Vengurla factory in the twenty-first century.
Trade
Until 1673, the Vengurla office was directed by Batavia, and then for three years it was administered by Surat, before in 1676 becoming part of the VOC Malabar area. The factory had to sustain itself and therefore engaged in trade. Though levels of business fluctuated due to local disturbances and riots, for much of the second half of the seventeenth century Vengurla belonged to one of the few profitable factories in the Malabar area. As a consequence, the town grew and received increasing numbers of trading ships from many countries. The Dutch establishments at Batavia used to send Indonesian spices such as cloves and nutmeg, as well as non-precious metals such as lead, to Vengurla. As Om Prakash states: ‘The position of Vengurla was very different from that of major Dutch factories such as those in Bengal and the Coromandel Coast to which the overwhelming bulk of the exports from Batavia consisted of precious metals’. 3 Moreover, the Vengurla trade had to be sufficient to maintain the lodge and support the fleet used for annual blockade of Goa, as well as to pay for the goods procured for export to various parts of Asia and Europe. The sale of goods was accomplished with the help of local merchants.

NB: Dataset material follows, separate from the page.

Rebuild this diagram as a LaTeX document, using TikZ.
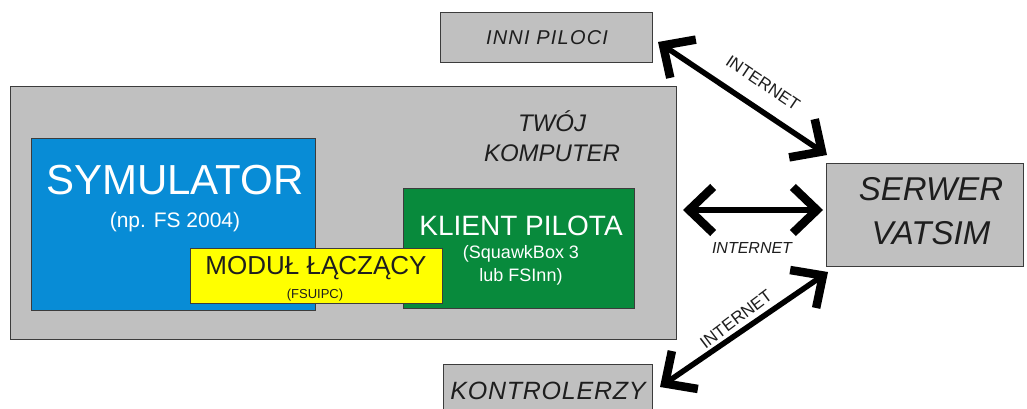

The unusually high prices in respect of Indonesian spices reflected the monopolistic rights of the VOC. Persia became a major market for the goods exported from Vengurla. ‘The company trade between Vengurla and Persia was mainly an export trade with each other with the balances being settled multilaterally through Batavia’. 4 At the outset, pepper was a staple item of trade to Persia but the company soon realized that they paid 30 to 40 times more than the local Konkani merchants. Accordingly, by 1640, the VOC was considering withdrawing from the pepper trade as higher profits could be obtained, even if pepper was sent from Batavia. The trade in cardamom continued with profits of 72 per cent. By 1650, however, the trade to Persia had changed, with pepper replaced by coarse textiles, but this was short-lived as the textiles from Bengal were more in demand in Persia and the trade with Persia was contracting.
Small quantities of other goods were also sent from Vengurla to Coromandel, Batavia and Tonkin. The chief item of trade was rice, which returned a profit of 100 per cent. Other items including pepper, borax wheat and cotton yarns were sent to Batavia and on to Tonkin. From 1650 onwards, Vengurla sent cotton yarn directly to Holland: ‘the amount sent out in 1664 totalled up to 154,000 pounds, of which 29,000 pounds was intended for Holland and the remainder for Tonkin’. 5
As the Dutch established control over Cochin in 1633, the strategic importance of Vengurla came to an end. Orders from Batavia were not to close the factory, but to end expenditure on the collection of information on Portuguese activities, with the factory to keep in touch with Cochin. The commerce in lead, tin and spices (mainly pepper) was still prosecuted. The Vengurla factory continued to play a role as an important midway stop for the victualing of Dutch ships plying the waters between Surat and the Malabar Coast. In the late seventeenth and early eighteenth centuries, some 50 paid staff worked at the lodge.
With the rise in conflicts between Shivaji and Bijapur, the Dutch chose to remain neutral. In 1663, they were informed by Shivaji that Vengurla would be brought under his control, at which point the Dutch re-affirmed their neutrality. Shivaji also invited them to establish a factory at Rajapur, and later in 1668 at Dabhol, but both invitations were rejected. The relentless skirmishing of the Maratha forces had begun to unsettle the Dutch. After Shivaji’s death in 1660, the political situation in the region became rather chaotic and peaceful trade was becoming impossible. In 1664, the lodge was attacked by local lords and by 1673 the state had become unsafe due to local robbers and the goods had to be moved to Coondapur. 6 At this time, there was a change in the policy of the VOC, with Surat now preferred for trade. Shortly thereafter in 1676, Vengurla was placed under the management of VOC Malabar. The Dutch eventually left the town in 1682 and the town came under the control of Khem Sawant of Sawantwadi. The factory was more or less abandoned by the VOC, with only a few staff remaining behind. Finally, in 1692, Batavia issued formal orders to close the Dutch factory at Vengurla once and for all, which precipitated the plundering of the base by Sarbat Khan.
The British assumed control of the fort and moved government offices into the premises. The offices were moved to the camp area in 1960 and the fort was left to rot, with all of its rich wooden structures being stolen over time. In 1974, the site was officially transferred to the Archaeological Survey of India. Indira Gandhi’s government initiated some restoration work, with the help of the Dutch government, but this were not pursued and the site is now a total ruin.
Footnotes
1.
F. F. Ambagtsheer and L. B. Wevers, ‘De VOC loge van Wingurla’, Bulletin Knob, 95, No. 5 (1995–1996), 171–83.
2.
R. J. Berendse, The Arabian Seas (New York, 2002).
3.
Om Prakash, ‘The Dutch Factory at Vengurla in the Seventeenth Century’, in A. R. Kulkarni et al., eds., A Mediaeval History of Deccan (Mumbai, 1996), 187–8.
4.
Prakash, ‘The Dutch Factory’, 188.
5.
Prakash, ‘The Dutch Factory’, 189.
6.
Sen Surendranath, ‘The Angrias and the Dutch’, The Calcutta Review, LXVI (1938); Sen Surendranath, Studies in Indian History: Historical Records at Goa (Goa, 1993).